L’impact du tourisme sur les zones côtières : la plaisance face au mur écologique

6 millions d’habitants, 7,5 millions de lits : le paradoxe littoral
Avec seulement 4 % de la surface nationale, les communes littorales françaises hébergent 6 millions d’habitants à l’année. Pourtant, elles concentrent une capacité d’accueil de 7,5 millions de lits touristiques, entre hôtels, campings, résidences secondaires et locations.
Cette pression foncière génère des tensions urbanistiques, mais aussi une artificialisation massive des sols : routes, parkings, constructions en front de mer viennent grignoter les espaces naturels nécessaires à l’équilibre sédimentaire. C’est le point de départ d’une érosion galopante.
Un quart du littoral en recul : ports et plages sous la menace
En métropole, 20 à 25 % du trait de côte recule, soit 1 720 km sur 5 500 km. En Normandie, certaines plages perdent jusqu’à 5 mètres par an. D’ici 2100, selon le Cerema, ce sont 450 000 logements et 53 100 locaux d’activité qui seront directement menacés par la progression de la mer. Cela représente 86 milliards d’euros de logements et 7 500 milliards d'euros de locaux d’activité.
Les ports de plaisance sont en première ligne. Beaucoup ont été bâtis sur des zones vulnérables, parfois remblayées, parfois sur des vasières. À chaque tempête, les infrastructures doivent être renforcées, réparées, parfois repensées. Le recul du littoral, combiné à l’élévation du niveau de la mer, menace à terme la viabilité de plusieurs marinas, notamment sur les façades Atlantiques et Méditerranéennes.
La plaisance, entre moteur économique et facteur de pression
Le monde du nautisme vit de cette attraction. La plaisance représente une part essentielle de l’économie maritime française : selon le Cluster Maritime, la filière génère près de 5 milliards d’euros de chiffre d’affaires, avec des retombées directes sur l’hébergement, la restauration, et l’entretien des bateaux.

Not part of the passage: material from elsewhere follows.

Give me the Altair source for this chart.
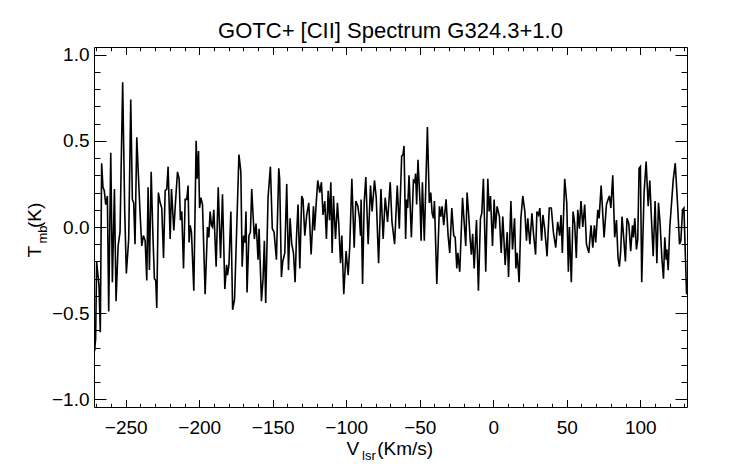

Mais cette activité n’est pas neutre. Chaque été, les ports affichent complet. Les plaisanciers débordent vers les petits ports de pêche, ou se rabattent sur des mouillages côtiers saturés, aggravant la dégradation des herbiers de posidonies (qui stockent jusqu’à 10 fois plus de carbone qu’une forêt terrestre). Les flux de navigation, la pollution sonore sous-marine, les rejets d’eaux grises, même lorsqu’ils sont réglementés, contribuent à fragiliser les écosystèmes marins.
Des ports sous pression : saturation et gestion des flux
La gestion des escales devient un défi majeur. À La Rochelle, les 5 000 places des différents ports ne suffisent plus en haute saison. À Bonifacio, les listes d’attente s’allongent dès le printemps. Ce phénomène pousse certains ports à revoir leur organisation : réservation numérique, optimisation dynamique des places disponibles, création de mouillages écologiques sous contrôle.
Mais il faudra aller plus loin. La transition passe par :
o La limitation de la capacité d’accueil sur certains sites sensibles.
o L’installation systématique de bouées écologiques pour préserver les fonds marins.
o Le développement de ports zéro-rejet, capables de collecter toutes les eaux usées des bateaux.
o L’intégration des ports dans des plans de renaturation du littoral, avec des infrastructures plus sobres.
Des exemples concrets : quand les ports s’adaptent
Certains territoires prennent les devants. À Porquerolles, la mise en place de quotas d’accès et de mouillages fixes a permis de réduire significativement l’impact des visiteurs sur les herbiers. À Marseille, les Calanques limitent le nombre de navires dans les criques les plus fragiles. À Port-Camargue, des solutions d’accueil pour navires électriques et des collecteurs d’eaux usées en libre-service ont été déployés.
Plusieurs marinas développent aussi des projets pilotes : installations photovoltaïques, bornes de recharge pour semi-rigides électriques, circuits courts pour l’avitaillement des plaisanciers. Mais la généralisation de ces initiatives dépendra de financements et de la capacité à faire accepter des restrictions d’accès, souvent impopulaires.
La mutation est inévitable. Dans un contexte d’érosion galopante, de saturation estivale et d’exigences environnementales accrues, le nautisme devra se réinventer. L’enjeu ne sera plus d’accueillir toujours plus de bateaux, mais d’assurer une cohabitation durable entre l’homme et la mer.
Il faudra imaginer des ports plus petits mais mieux équipés, favoriser les navigations plus sobres, et repenser le rythme des escales. De la densité à la fluidité : c’est cette bascule qui permettra de continuer à profiter du littoral, sans l’épuiser.